Start Available data

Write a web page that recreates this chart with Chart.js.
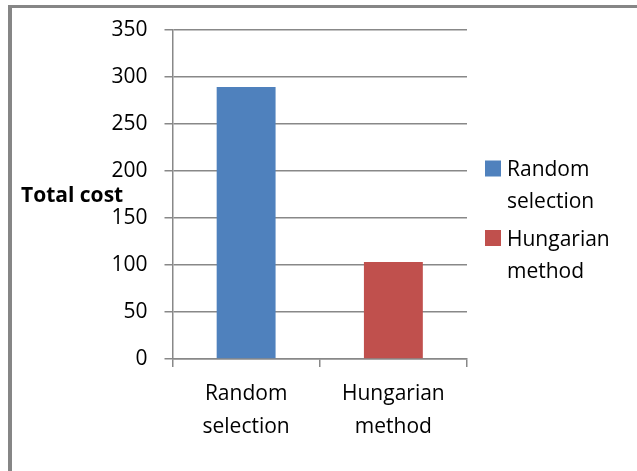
<!DOCTYPE html>
<html>
<head>
<meta charset="utf-8">
<script src="https://cdn.jsdelivr.net/npm/chart.js@4.4.1/dist/chart.umd.min.js"></script>
<style>
    body { margin: 0; background: #fff; }
    #wrap { position: relative; width: 637px; height: 471px; overflow: hidden; }
    #bar-total { position: absolute; left: 0; top: 0; }
    .edge { position: absolute; background: #868686; }
</style>
</head>
<body>
<div id="wrap">
    <canvas id="bar-total" width="637" height="471"></canvas>
    <div class="edge" style="left:8px; top:5px; width:629px; height:3px;"></div>
    <div class="edge" style="left:8px; top:5px; width:4px; height:466px;"></div>
</div>
<script>
// data
const categories = ['Random selection', 'Hungarian method'];
const totalCost = [289, 103];
const barColors = ['#4f81bd', '#c0504d'];
const yTicks = [0, 50, 100, 150, 200, 250, 300, 350];
const yTitle = 'Total cost';

const fontFamily = '"Open Sans", Lato, sans-serif';

// label sumbu y horizontal (gaya Excel)
const yTitlePlugin = {
    id: 'yTitle',
    afterDraw(chart) {
        const ctx = chart.ctx;
        const area = chart.chartArea;
        ctx.save();
        ctx.font = 'bold 21px ' + fontFamily;
        ctx.fillStyle = '#000';
        ctx.textAlign = 'left';
        ctx.textBaseline = 'middle';
        ctx.fillText(yTitle, 21, (area.top + area.bottom) / 2 + 2);
        ctx.restore();
    }
};

// legenda di kanan, teks dibungkus dua baris
const sideLegend = {
    id: 'sideLegend',
    afterDraw(chart) {
        const ctx = chart.ctx;
        const x = chart.chartArea.right + 18;
        const rows = [168.5, 238];
        ctx.save();
        ctx.font = '21px ' + fontFamily;
        ctx.textAlign = 'left';
        ctx.textBaseline = 'middle';
        categories.forEach((label, i) => {
            ctx.fillStyle = barColors[i];
            ctx.fillRect(x, rows[i] - 8, 16, 16);
            ctx.fillStyle = '#000';
            label.split(' ').forEach((word, j) => {
                ctx.fillText(word, x + 22, rows[i] + 2 + j * 32);
            });
        });
        ctx.restore();
    }
};

new Chart(document.getElementById('bar-total'), {
    type: 'bar',
    data: {
        labels: categories,
        datasets: [{
            label: yTitle,
            data: totalCost,
            backgroundColor: barColors,
            barPercentage: 0.4,
            categoryPercentage: 1
        }]
    },
    options: {
        responsive: false,
        animation: false,
        layout: { padding: { left: 0, right: 170, top: 27, bottom: 0 } },
        plugins: {
            legend: { display: false },
            tooltip: { enabled: false }
        },
        scales: {
            x: {
                grid: { display: true, drawOnChartArea: false, drawTicks: true, tickLength: 8, color: '#888', lineWidth: 1.5 },
                border: { color: '#888', width: 1.5 },
                ticks: {
                    color: '#000',
                    padding: 10,
                    font: { family: fontFamily, size: 21, lineHeight: 1.6 },
                    maxRotation: 0,
                    callback: function(value) {
                        return categories[value].split(' ');
                    }
                },
                afterFit: function(scale) { scale.height = 112; }
            },
            y: {
                min: 0,
                max: 350,
                afterBuildTicks: function(scale) {
                    scale.ticks = yTicks.map(v => ({ value: v }));
                },
                grid: { color: '#888', lineWidth: 1.5, tickLength: 8 },
                border: { color: '#888', width: 1.5 },
                ticks: {
                    color: '#000',
                    padding: 17,
                    font: { family: fontFamily, size: 21 }
                },
                afterFit: function(scale) { scale.width = 172.5; }
            }
        }
    },
    plugins: [yTitlePlugin, sideLegend]
});
</script>
</body>
</html>
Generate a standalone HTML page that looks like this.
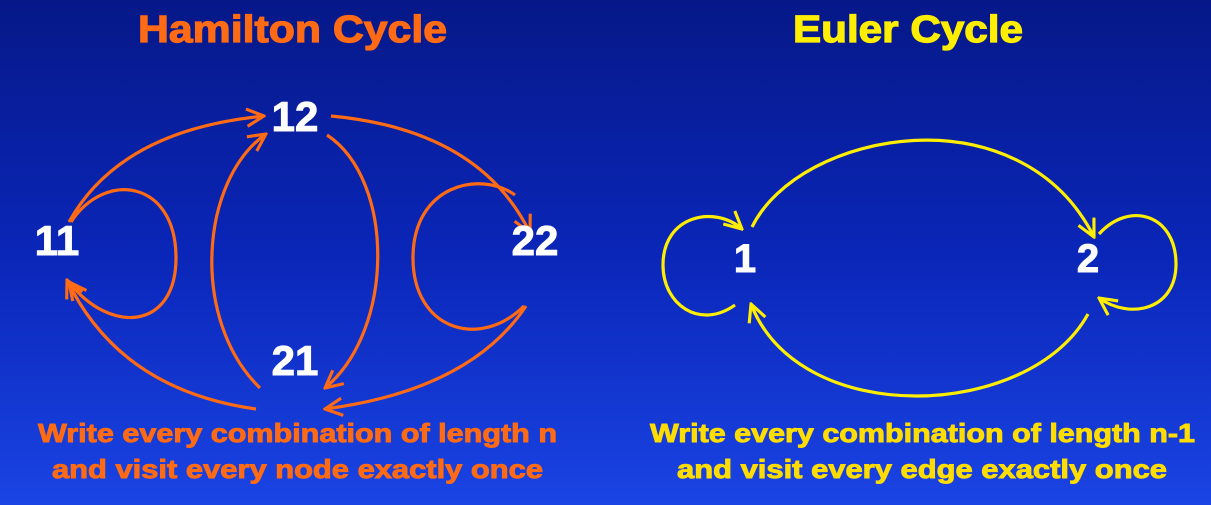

End Available data

Transcribe all of the records above character for character. Exclude the pictures.

• **Full output**:
Write a web page that recreates this chart with Chart.js.
<!DOCTYPE html>
<html>
<head>
<meta charset="utf-8">
<script src="https://cdn.jsdelivr.net/npm/chart.js@4.4.1/dist/chart.umd.min.js"></script>
<style>
    body { margin: 0; background: #fff; }
    #wrap { position: relative; width: 637px; height: 471px; overflow: hidden; }
    #bar-total { position: absolute; left: 0; top: 0; }
    .edge { position: absolute; background: #868686; }
</style>
</head>
<body>
<div id="wrap">
    <canvas id="bar-total" width="637" height="471"></canvas>
    <div class="edge" style="left:8px; top:5px; width:629px; height:3px;"></div>
    <div class="edge" style="left:8px; top:5px; width:4px; height:466px;"></div>
</div>
<script>
// data
const categories = ['Random selection', 'Hungarian method'];
const totalCost = [289, 103];
const barColors = ['#4f81bd', '#c0504d'];
const yTicks = [0, 50, 100, 150, 200, 250, 300, 350];
const yTitle = 'Total cost';

const fontFamily = '"Open Sans", Lato, sans-serif';

// label sumbu y horizontal (gaya Excel)
const yTitlePlugin = {
    id: 'yTitle',
    afterDraw(chart) {
        const ctx = chart.ctx;
        const area = chart.chartArea;
        ctx.save();
        ctx.font = 'bold 21px ' + fontFamily;
        ctx.fillStyle = '#000';
        ctx.textAlign = 'left';
        ctx.textBaseline = 'middle';
        ctx.fillText(yTitle, 21, (area.top + area.bottom) / 2 + 2);
        ctx.restore();
    }
};

// legenda di kanan, teks dibungkus dua baris
const sideLegend = {
    id: 'sideLegend',
    afterDraw(chart) {
        const ctx = chart.ctx;
        const x = chart.chartArea.right + 18;
        const rows = [168.5, 238];
        ctx.save();
        ctx.font = '21px ' + fontFamily;
        ctx.textAlign = 'left';
        ctx.textBaseline = 'middle';
        categories.forEach((label, i) => {
            ctx.fillStyle = barColors[i];
            ctx.fillRect(x, rows[i] - 8, 16, 16);
            ctx.fillStyle = '#000';
            label.split(' ').forEach((word, j) => {
                ctx.fillText(word, x + 22, rows[i] + 2 + j * 32);
            });
        });
        ctx.restore();
    }
};

new Chart(document.getElementById('bar-total'), {
    type: 'bar',
    data: {
        labels: categories,
        datasets: [{
            label: yTitle,
            data: totalCost,
            backgroundColor: barColors,
            barPercentage: 0.4,
            categoryPercentage: 1
        }]
    },
    options: {
        responsive: false,
        animation: false,
        layout: { padding: { left: 0, right: 170, top: 27, bottom: 0 } },
        plugins: {
            legend: { display: false },
            tooltip: { enabled: false }
        },
        scales: {
            x: {
                grid: { display: true, drawOnChartArea: false, drawTicks: true, tickLength: 8, color: '#888', lineWidth: 1.5 },
                border: { color: '#888', width: 1.5 },
                ticks: {
                    color: '#000',
                    padding: 10,
                    font: { family: fontFamily, size: 21, lineHeight: 1.6 },
                    maxRotation: 0,
                    callback: function(value) {
                        return categories[value].split(' ');
                    }
                },
                afterFit: function(scale) { scale.height = 112; }
            },
            y: {
                min: 0,
                max: 350,
                afterBuildTicks: function(scale) {
                    scale.ticks = yTicks.map(v => ({ value: v }));
                },
                grid: { color: '#888', lineWidth: 1.5, tickLength: 8 },
                border: { color: '#888', width: 1.5 },
                ticks: {
                    color: '#000',
                    padding: 17,
                    font: { family: fontFamily, size: 21 }
                },
                afterFit: function(scale) { scale.width = 172.5; }
            }
        }
    },
    plugins: [yTitlePlugin, sideLegend]
});
</script>
</body>
</html>
Generate a standalone HTML page that looks like this.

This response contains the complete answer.